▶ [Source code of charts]
-- START --

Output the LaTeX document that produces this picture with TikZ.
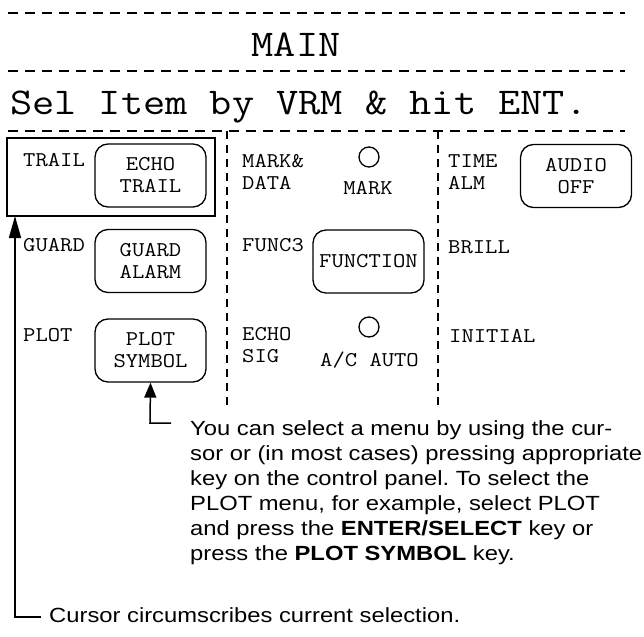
\documentclass[tikz,border=0pt]{standalone}
\usepackage{fontspec}
\setmainfont{Liberation Sans}[FakeStretch=1.16]
\setmonofont{Latin Modern Mono}[FakeStretch=1.14]
\usetikzlibrary{arrows.meta}
\tikzset{
  keybox/.style={draw, line width=1.3pt, rounded corners=13pt, minimum width=111pt,
    minimum height=63pt, align=center, inner sep=0pt,
    font=\ttfamily\fontsize{21}{22}\selectfont},
  itemlbl/.style={anchor=west, align=left, inner sep=0pt,
    font=\ttfamily\fontsize{21}{22}\selectfont},
  headtxt/.style={inner sep=0pt, font=\ttfamily\fontsize{37.8}{40}\selectfont},
  hdash/.style={line width=1.5pt, dash pattern=on 10pt off 7pt},
  vdash/.style={line width=1.3pt, dash pattern=on 8pt off 6pt},
  lamp/.style={draw, line width=1.3pt, circle, minimum size=20pt, inner sep=0pt},
  note/.style={inner sep=0pt, align=left, font=\frenchspacing\fontsize{20.5}{25}\selectfont},
  pointer/.style={line width=1.5pt, -{Triangle[length=#1, width=12pt]}},
}
\begin{document}
\begin{tikzpicture}[x=1pt,y=-1pt]
\useasboundingbox (0,0) rectangle (644,636);
% header
\draw[hdash] (8,13) -- (625,13);
\node[headtxt, anchor=base] (title) at (296,57) {MAIN};
\draw[hdash] (8,71) -- (625,71);
\node[headtxt, anchor=base west] (hint) at (10,115) {Sel Item by VRM \& hit ENT.};
% grid
\draw[hdash] (8,131) -- (625,131);
\draw[vdash] (227,131) -- (227,408);
\draw[vdash] (438,131) -- (438,408);
% first column
\node[itemlbl] (trail) at (23,160) {TRAIL};
\node[keybox] (echotrail) at (150.5,175.5) {ECHO\\TRAIL};
\node[itemlbl] (guard) at (23,245) {GUARD};
\node[keybox] (guardalarm) at (150.5,261) {GUARD\\ALARM};
\node[itemlbl] (plot) at (23,335) {PLOT};
\node[keybox] (plotsymbol) at (150.5,350.5) {PLOT\\SYMBOL};
\draw[line width=2.5pt] (7,138) rectangle (215,216);
\coordinate (cursor) at (15,216);
% second column
\node[itemlbl] (markdata) at (242,172) {MARK\&\\DATA};
\node[lamp] (marklamp) at (369,157) {};
\node[itemlbl, anchor=center] (mark) at (368,188) {MARK};
\node[itemlbl] (func) at (242,245) {FUNC3};
\node[keybox] (function) at (368.5,261.5) {FUNCTION};
\node[itemlbl] (echosig) at (242,345) {ECHO\\SIG};
\node[lamp] (aclamp) at (369,327) {};
\node[itemlbl, anchor=center] (acauto) at (369.5,360) {A/C AUTO};
% third column
\node[itemlbl] (timealm) at (448,172) {TIME\\ALM};
\node[keybox] (audiooff) at (576,176) {AUDIO\\OFF};
\node[itemlbl] (brill) at (448,247) {BRILL};
\node[itemlbl] (initial) at (449,336) {INITIAL};
% notes
\node[note, anchor=north west] (menunote) at (190,420) {You can select a menu by using the cur-\\
sor or (in most cases) pressing appropriate\\
key on the control panel. To select the\\
PLOT menu, for example, select PLOT\\
and press the \textbf{ENTER/SELECT} key or\\
press the \textbf{PLOT SYMBOL} key.};
\coordinate (menuelbow) at (150,423);
\draw[pointer=15pt] (171,423) -- (menuelbow) -- (plotsymbol.south);
\node[note, anchor=base west] (cursornote) at (49,622) {Cursor circumscribes current selection.};
\coordinate (cursorelbow) at (15,617);
\draw[pointer=22pt] (41,617) -- (cursorelbow) -- (cursor);
\end{tikzpicture}
\end{document}
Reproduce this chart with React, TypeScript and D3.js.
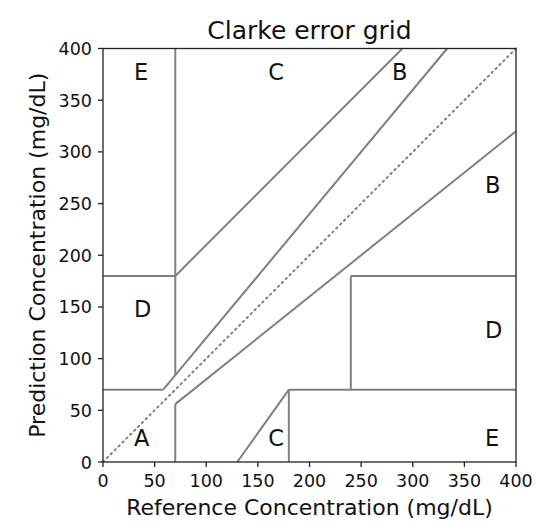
import React from "react";
import * as d3 from "d3";

const xTicks = [0, 50, 100, 150, 200, 250, 300, 350, 400];
const yTicks = [0, 50, 100, 150, 200, 250, 300, 350, 400];

// zone boundary segments: [x1, x2, y1, y2]
const zoneLines: [number, number, number, number][] = [
  [0, 175 / 3, 70, 70],
  [175 / 3, 400 / 1.2, 70, 400],
  [70, 70, 84, 400],
  [0, 70, 180, 180],
  [70, 290, 180, 400],
  [70, 70, 0, 56],
  [70, 400, 56, 320],
  [180, 180, 0, 70],
  [180, 400, 70, 70],
  [240, 240, 70, 180],
  [240, 400, 180, 180],
  [130, 180, 0, 70],
];

const zoneLabels: { label: string; x: number; y: number }[] = [
  { label: "A", x: 30, y: 15 },
  { label: "B", x: 370, y: 260 },
  { label: "B", x: 280, y: 370 },
  { label: "C", x: 160, y: 370 },
  { label: "C", x: 160, y: 15 },
  { label: "D", x: 30, y: 140 },
  { label: "D", x: 370, y: 120 },
  { label: "E", x: 30, y: 370 },
  { label: "E", x: 370, y: 15 },
];

const diagonal = [0, 400];

export default function App() {
  const W = 550, H = 531;
  const left = 103, right = 516, top = 48.5, bottom = 462;
  const x = d3.scaleLinear().domain([0, 400]).range([left, right]);
  const y = d3.scaleLinear().domain([0, 400]).range([bottom, top]);
  const font = "DejaVu Sans";
  const grey = "#808080";
  return (
    <svg width={W} height={H} style={{ position: "absolute", left: 0, top: 0 }} fontFamily={font}>
      <rect width={W} height={H} fill="white" />
      <line x1={x(diagonal[0])} y1={y(diagonal[0])} x2={x(diagonal[1])} y2={y(diagonal[1])}
        stroke={grey} strokeWidth={2} strokeDasharray="1.5 4" strokeLinecap="round" />
      {zoneLines.map((s, i) => (
        <line key={i} x1={x(s[0])} x2={x(s[1])} y1={y(s[2])} y2={y(s[3])} stroke={grey} strokeWidth={2} />
      ))}
      {zoneLabels.map((d, i) => (
        <text key={i} x={x(d.x)} y={y(d.y)} fontSize={22.5} fill="#111">{d.label}</text>
      ))}
      <rect x={left} y={top} width={right - left} height={bottom - top} fill="none" stroke="#222" strokeWidth={1.3} />
      {xTicks.map((t) => (
        <g key={"x" + t}>
          <line x1={x(t)} x2={x(t)} y1={bottom} y2={bottom + 5} stroke="#222" strokeWidth={1.3} />
          <text x={x(t)} y={bottom + 25} fontSize={17.5} textAnchor="middle" fill="#111">{t}</text>
        </g>
      ))}
      {yTicks.map((t) => (
        <g key={"y" + t}>
          <line x1={left - 5} x2={left} y1={y(t)} y2={y(t)} stroke="#222" strokeWidth={1.3} />
          <text x={left - 11} y={y(t) + 6.5} fontSize={17.5} textAnchor="end" fill="#111">{t}</text>
        </g>
      ))}
      <text x={(left + right) / 2} y={39} fontSize={25} textAnchor="middle" fill="#111">Clarke error grid</text>
      <text x={(left + right) / 2} y={515} fontSize={22} textAnchor="middle" fill="#111">Reference Concentration (mg/dL)</text>
      <text transform={`translate(45,${(top + bottom) / 2}) rotate(-90)`} fontSize={22} textAnchor="middle" fill="#111">Prediction Concentration (mg/dL)</text>
    </svg>
  );
}
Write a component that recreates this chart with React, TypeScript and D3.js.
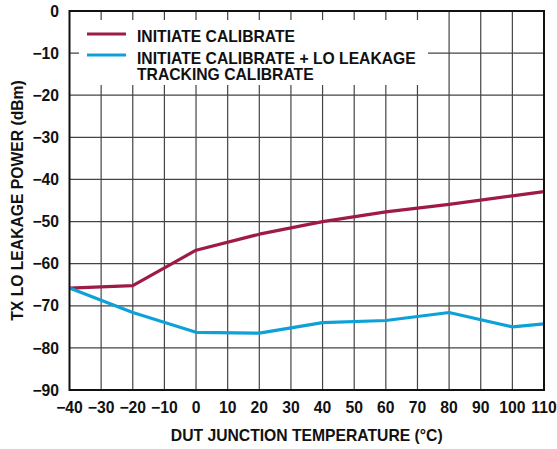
import React from "react";
import * as d3 from "d3";

const temps = [-40, -20, 0, 20, 40, 60, 80, 100, 110];
const initiateCal = [-65.8, -65.2, -56.8, -53.0, -50.0, -47.7, -45.9, -43.9, -42.9];
const trackingCal = [-65.8, -71.6, -76.3, -76.5, -74.0, -73.5, -71.6, -75.0, -74.3];
const xTicks = [-40, -30, -20, -10, 0, 10, 20, 30, 40, 50, 60, 70, 80, 90, 100, 110];
const yTicks = [0, -10, -20, -30, -40, -50, -60, -70, -80, -90];
const seriesNames = ["INITIATE CALIBRATE", "INITIATE CALIBRATE + LO LEAKAGE", "TRACKING CALIBRATE"];

const W = 557, H = 449;
const m = { left: 69.5, right: 544, top: 11, bottom: 390 };
const font = "'Liberation Sans', Arial, Helvetica, sans-serif";
const RED = "#9e1b47";
const BLUE = "#0ea1d8";
const FS = 15.7;

export default function App() {
  const x = d3.scaleLinear().domain([-40, 110]).range([m.left, m.right]);
  const y = d3.scaleLinear().domain([-90, 0]).range([m.bottom, m.top]);
  const line = d3.line<number>().x((_, i) => x(temps[i])).y((d) => y(d));
  const fmt = (v: number) => (v < 0 ? "\u2212" + Math.abs(v) : String(v));
  return (
    <svg width={W} height={H} style={{ position: "fixed", left: 0, top: 0, background: "#fff" }}
      fontFamily={font} fontWeight="bold">
      <rect x={0} y={0} width={W} height={H} fill="#fff" />
      {xTicks.slice(1, -1).map((t) => (
        <line key={"vx" + t} x1={x(t)} x2={x(t)} y1={m.top} y2={m.bottom} stroke="#444" strokeWidth={1.2} />
      ))}
      {yTicks.slice(1, -1).map((t) => (
        <line key={"hy" + t} x1={m.left} x2={m.right} y1={y(t)} y2={y(t)} stroke="#444" strokeWidth={1.2} />
      ))}
      <rect x={79} y={20} width={349} height={65} fill="#fff" />
      <path d={line(initiateCal) || ""} fill="none" stroke={RED} strokeWidth={3.2} strokeLinejoin="round" />
      <path d={line(trackingCal) || ""} fill="none" stroke={BLUE} strokeWidth={3.2} strokeLinejoin="round" />
      <rect x={m.left} y={m.top} width={m.right - m.left} height={m.bottom - m.top} fill="none" stroke="#111" strokeWidth={2} />
      {yTicks.map((t) => (
        <text key={"yl" + t} x={59} y={y(t)} dy="0.36em" textAnchor="end" fontSize={FS} fill="#111">{fmt(t)}</text>
      ))}
      {xTicks.map((t) => (
        <text key={"xl" + t} x={x(t)} y={413} textAnchor="middle" fontSize={FS} fill="#111">{fmt(t)}</text>
      ))}
      <text x={(m.left + m.right) / 2} y={441} textAnchor="middle" fontSize={FS} fill="#111">DUT JUNCTION TEMPERATURE (°C)</text>
      <text transform={`translate(23,${(m.top + m.bottom) / 2}) rotate(-90)`} textAnchor="middle" fontSize={FS} fill="#111">TX LO LEAKAGE POWER (dBm)</text>
      <line x1={87} x2={126} y1={34} y2={34} stroke={RED} strokeWidth={3.2} />
      <line x1={87} x2={126} y1={55} y2={55} stroke={BLUE} strokeWidth={3.2} />
      <text x={137} y={41.5} fontSize={FS} fill="#111">{seriesNames[0]}</text>
      <text x={137} y={63.5} fontSize={FS} fill="#111">{seriesNames[1]}</text>
      <text x={137} y={79.5} fontSize={FS} fill="#111">{seriesNames[2]}</text>
    </svg>
  );
}
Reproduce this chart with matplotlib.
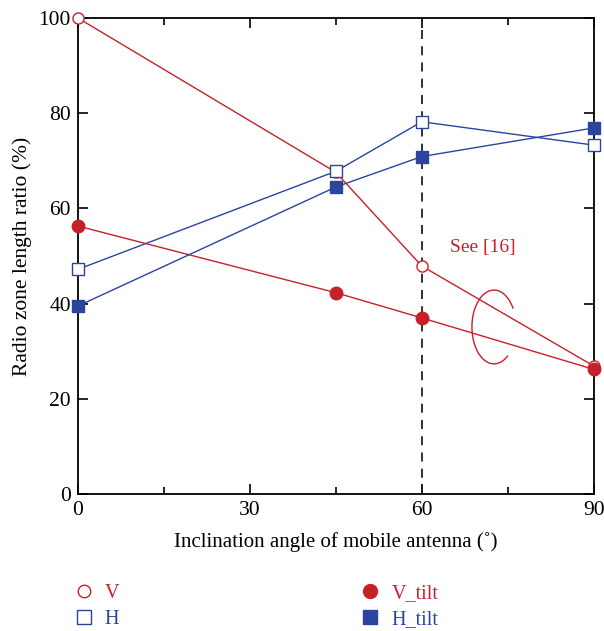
import matplotlib
matplotlib.use("Agg")
import matplotlib.pyplot as plt
from matplotlib.patches import Arc
from matplotlib.lines import Line2D

plt.rcParams['font.family'] = ['Liberation Serif', 'DejaVu Serif']

angles = [0, 45, 60, 90]
v_vals = [100, 67.6, 47.9, 26.9]
h_vals = [47.2, 67.8, 78.2, 73.3]
vtilt_vals = [56.3, 42.3, 37.0, 26.2]
htilt_vals = [39.5, 64.5, 70.9, 76.9]
labels = ['V', 'H', 'V_tilt', 'H_tilt']

RED = '#c8202a'
BLUE = '#2a44a0'

fig = plt.figure(figsize=(6.04, 6.31), dpi=100)
ax = fig.add_axes([0.129, 0.217, 0.854, 0.7545])

ax.plot(angles, v_vals, color=RED, lw=1.0, marker='o', ms=8, mfc='white', mec=RED, mew=1.0, zorder=3)
ax.plot(angles, h_vals, color=BLUE, lw=1.0, marker='s', ms=9, mfc='white', mec=BLUE, mew=1.0, zorder=3)
ax.plot(angles, vtilt_vals, color=RED, lw=1.0, marker='o', ms=9, mfc=RED, mec=RED, zorder=4)
ax.plot(angles, htilt_vals, color=BLUE, lw=1.0, marker='s', ms=9, mfc=BLUE, mec=BLUE, zorder=4)

ax.axvline(60, color='#222222', lw=1.3, ls=(0, (5, 4)), zorder=2)

ax.text(70.6, 51.7, 'See [16]', color=RED, fontsize=14, ha='center', va='center')
ax.add_patch(Arc((72.6, 35.1), 7.7, 15.5, theta1=49, theta2=292, color=RED, lw=1.0))

ax.set_xlim(0, 90)
ax.set_ylim(0, 100)
ax.set_xticks([0, 30, 60, 90])
ax.set_xticks([15, 45, 75], minor=True)
ax.set_yticks([0, 20, 40, 60, 80, 100])
ax.tick_params(which='both', direction='in', top=True, right=True, labelsize=15.5, width=1.2, pad=5)
ax.tick_params(which='major', length=7)
ax.tick_params(which='minor', length=5)
for s in ax.spines.values():
    s.set_linewidth(1.3)
for ln in ax.lines:
    ln.set_clip_on(False)

ax.set_xlabel('Inclination angle of mobile antenna (˚)', fontsize=15, labelpad=9)
ax.set_ylabel('Radio zone length ratio (%)', fontsize=15.5, labelpad=5)

handles = [
    Line2D([], [], ls='none', marker='o', ms=9, mfc='white', mec=RED, mew=1.0),
    Line2D([], [], ls='none', marker='s', ms=10, mfc='white', mec=BLUE, mew=1.0),
    Line2D([], [], ls='none', marker='o', ms=10, mfc=RED, mec=RED),
    Line2D([], [], ls='none', marker='s', ms=10, mfc=BLUE, mec=BLUE),
]
leg = fig.legend(handles, labels, ncol=2, loc='upper left', bbox_to_anchor=(0.092, 0.104),
                 frameon=False, fontsize=14.5, handlelength=1.0, handletextpad=0.55,
                 columnspacing=11.95, labelspacing=0.36)
for t, c in zip(leg.get_texts(), [RED, BLUE, RED, BLUE]):
    t.set_color(c)

fig.savefig('out.png', dpi=100)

-- END --

▶ [YOUR OBJECTIVE] Give the lines above again exactly, from the one containing "Write a component" to the one containing "const FS = 15.7;", both included, but leave out the pictures.

▶ [SOLUTION BELOW]
Write a component that recreates this chart with React, TypeScript and D3.js.
import React from "react";
import * as d3 from "d3";

const temps = [-40, -20, 0, 20, 40, 60, 80, 100, 110];
const initiateCal = [-65.8, -65.2, -56.8, -53.0, -50.0, -47.7, -45.9, -43.9, -42.9];
const trackingCal = [-65.8, -71.6, -76.3, -76.5, -74.0, -73.5, -71.6, -75.0, -74.3];
const xTicks = [-40, -30, -20, -10, 0, 10, 20, 30, 40, 50, 60, 70, 80, 90, 100, 110];
const yTicks = [0, -10, -20, -30, -40, -50, -60, -70, -80, -90];
const seriesNames = ["INITIATE CALIBRATE", "INITIATE CALIBRATE + LO LEAKAGE", "TRACKING CALIBRATE"];

const W = 557, H = 449;
const m = { left: 69.5, right: 544, top: 11, bottom: 390 };
const font = "'Liberation Sans', Arial, Helvetica, sans-serif";
const RED = "#9e1b47";
const BLUE = "#0ea1d8";
const FS = 15.7;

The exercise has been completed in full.